──────── Data extract
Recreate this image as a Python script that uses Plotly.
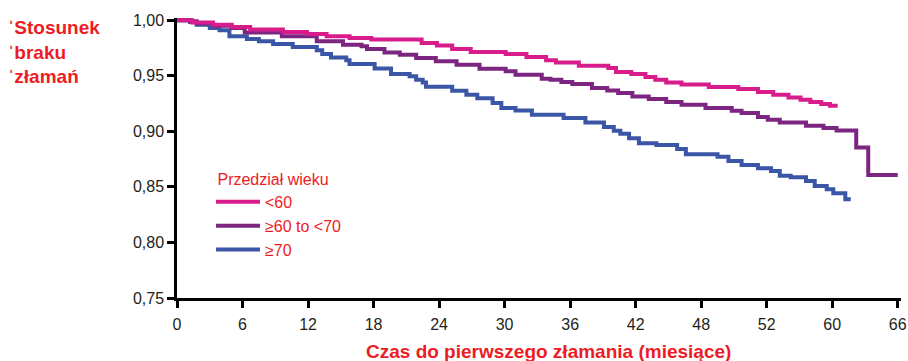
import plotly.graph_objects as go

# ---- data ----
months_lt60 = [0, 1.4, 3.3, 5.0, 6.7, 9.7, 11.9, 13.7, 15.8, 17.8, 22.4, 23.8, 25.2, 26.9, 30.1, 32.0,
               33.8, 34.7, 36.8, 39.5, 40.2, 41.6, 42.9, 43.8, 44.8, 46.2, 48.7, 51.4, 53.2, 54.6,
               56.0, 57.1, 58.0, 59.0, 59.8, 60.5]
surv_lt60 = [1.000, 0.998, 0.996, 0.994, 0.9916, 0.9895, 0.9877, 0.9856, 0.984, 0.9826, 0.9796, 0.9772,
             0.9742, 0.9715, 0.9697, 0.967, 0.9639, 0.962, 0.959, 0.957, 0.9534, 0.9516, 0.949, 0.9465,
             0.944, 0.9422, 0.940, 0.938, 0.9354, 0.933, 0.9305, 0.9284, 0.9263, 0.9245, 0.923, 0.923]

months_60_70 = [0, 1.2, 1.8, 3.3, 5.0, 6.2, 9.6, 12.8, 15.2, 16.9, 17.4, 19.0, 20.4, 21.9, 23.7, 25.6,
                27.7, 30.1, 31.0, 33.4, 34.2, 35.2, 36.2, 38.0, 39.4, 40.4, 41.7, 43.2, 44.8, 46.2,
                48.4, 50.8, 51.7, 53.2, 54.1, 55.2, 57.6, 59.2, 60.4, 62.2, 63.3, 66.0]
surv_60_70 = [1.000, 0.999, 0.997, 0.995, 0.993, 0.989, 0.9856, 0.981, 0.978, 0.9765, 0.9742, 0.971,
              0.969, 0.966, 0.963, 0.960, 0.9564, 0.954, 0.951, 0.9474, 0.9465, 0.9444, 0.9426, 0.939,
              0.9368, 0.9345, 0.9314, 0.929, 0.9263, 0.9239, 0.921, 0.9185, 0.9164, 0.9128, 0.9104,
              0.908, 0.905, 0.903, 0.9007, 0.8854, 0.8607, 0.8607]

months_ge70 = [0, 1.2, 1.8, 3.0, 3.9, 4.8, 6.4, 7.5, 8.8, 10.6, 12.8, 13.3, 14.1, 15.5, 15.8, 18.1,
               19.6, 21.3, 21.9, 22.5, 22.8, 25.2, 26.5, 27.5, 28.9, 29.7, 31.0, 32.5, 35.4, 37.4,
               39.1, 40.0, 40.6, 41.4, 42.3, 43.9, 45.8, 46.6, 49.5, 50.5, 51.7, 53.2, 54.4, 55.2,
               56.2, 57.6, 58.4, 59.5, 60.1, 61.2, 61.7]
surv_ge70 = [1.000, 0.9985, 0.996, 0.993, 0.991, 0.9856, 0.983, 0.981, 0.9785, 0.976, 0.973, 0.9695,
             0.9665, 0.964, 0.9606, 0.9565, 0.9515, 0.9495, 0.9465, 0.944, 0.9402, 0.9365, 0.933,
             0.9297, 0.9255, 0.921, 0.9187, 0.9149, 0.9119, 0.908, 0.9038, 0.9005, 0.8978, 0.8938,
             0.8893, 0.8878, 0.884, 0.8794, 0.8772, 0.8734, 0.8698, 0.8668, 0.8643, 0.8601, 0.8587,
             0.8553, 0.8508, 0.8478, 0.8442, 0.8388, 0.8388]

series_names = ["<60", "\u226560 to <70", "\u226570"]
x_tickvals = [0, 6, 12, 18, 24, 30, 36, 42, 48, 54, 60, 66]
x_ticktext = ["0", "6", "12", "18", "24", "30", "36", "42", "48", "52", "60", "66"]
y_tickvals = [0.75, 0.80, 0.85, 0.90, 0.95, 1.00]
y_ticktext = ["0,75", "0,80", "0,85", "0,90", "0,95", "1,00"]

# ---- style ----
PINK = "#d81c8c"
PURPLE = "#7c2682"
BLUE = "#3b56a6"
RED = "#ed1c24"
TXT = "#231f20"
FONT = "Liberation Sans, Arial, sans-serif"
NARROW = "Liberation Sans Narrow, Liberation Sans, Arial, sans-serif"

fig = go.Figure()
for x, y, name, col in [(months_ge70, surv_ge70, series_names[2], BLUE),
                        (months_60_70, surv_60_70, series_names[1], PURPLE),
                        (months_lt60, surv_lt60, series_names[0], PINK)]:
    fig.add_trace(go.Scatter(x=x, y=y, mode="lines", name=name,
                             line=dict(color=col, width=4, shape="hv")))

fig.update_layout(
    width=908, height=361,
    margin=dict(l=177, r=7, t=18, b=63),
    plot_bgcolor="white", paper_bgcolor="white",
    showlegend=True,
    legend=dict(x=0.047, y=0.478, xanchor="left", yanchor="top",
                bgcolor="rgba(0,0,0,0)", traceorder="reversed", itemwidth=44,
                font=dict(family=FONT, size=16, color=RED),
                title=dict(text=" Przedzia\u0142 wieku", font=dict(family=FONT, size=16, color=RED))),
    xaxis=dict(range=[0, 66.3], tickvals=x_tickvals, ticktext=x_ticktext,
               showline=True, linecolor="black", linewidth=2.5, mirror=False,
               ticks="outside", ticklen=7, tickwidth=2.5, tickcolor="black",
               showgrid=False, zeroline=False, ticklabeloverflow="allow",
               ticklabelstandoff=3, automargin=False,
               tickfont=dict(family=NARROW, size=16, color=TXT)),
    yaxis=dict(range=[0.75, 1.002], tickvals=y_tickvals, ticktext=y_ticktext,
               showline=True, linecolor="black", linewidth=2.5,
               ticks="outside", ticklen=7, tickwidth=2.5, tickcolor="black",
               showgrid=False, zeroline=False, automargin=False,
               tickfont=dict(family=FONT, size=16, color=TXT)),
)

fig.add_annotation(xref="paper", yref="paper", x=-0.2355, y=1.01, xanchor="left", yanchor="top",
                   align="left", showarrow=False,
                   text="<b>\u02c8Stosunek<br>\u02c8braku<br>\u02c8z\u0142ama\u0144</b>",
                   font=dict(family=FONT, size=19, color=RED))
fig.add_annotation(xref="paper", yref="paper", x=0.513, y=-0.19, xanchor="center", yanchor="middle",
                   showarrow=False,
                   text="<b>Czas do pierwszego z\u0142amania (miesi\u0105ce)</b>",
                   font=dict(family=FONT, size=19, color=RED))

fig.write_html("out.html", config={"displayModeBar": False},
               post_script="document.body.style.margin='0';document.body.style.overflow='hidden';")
────────────────
Please reproduce the listing exactly from its opening line through the line that contains "import plotly.graph_objects as go", both included, with all pictures omitted.

-- Complete response --
Recreate this image as a Python script that uses Plotly.
import plotly.graph_objects as go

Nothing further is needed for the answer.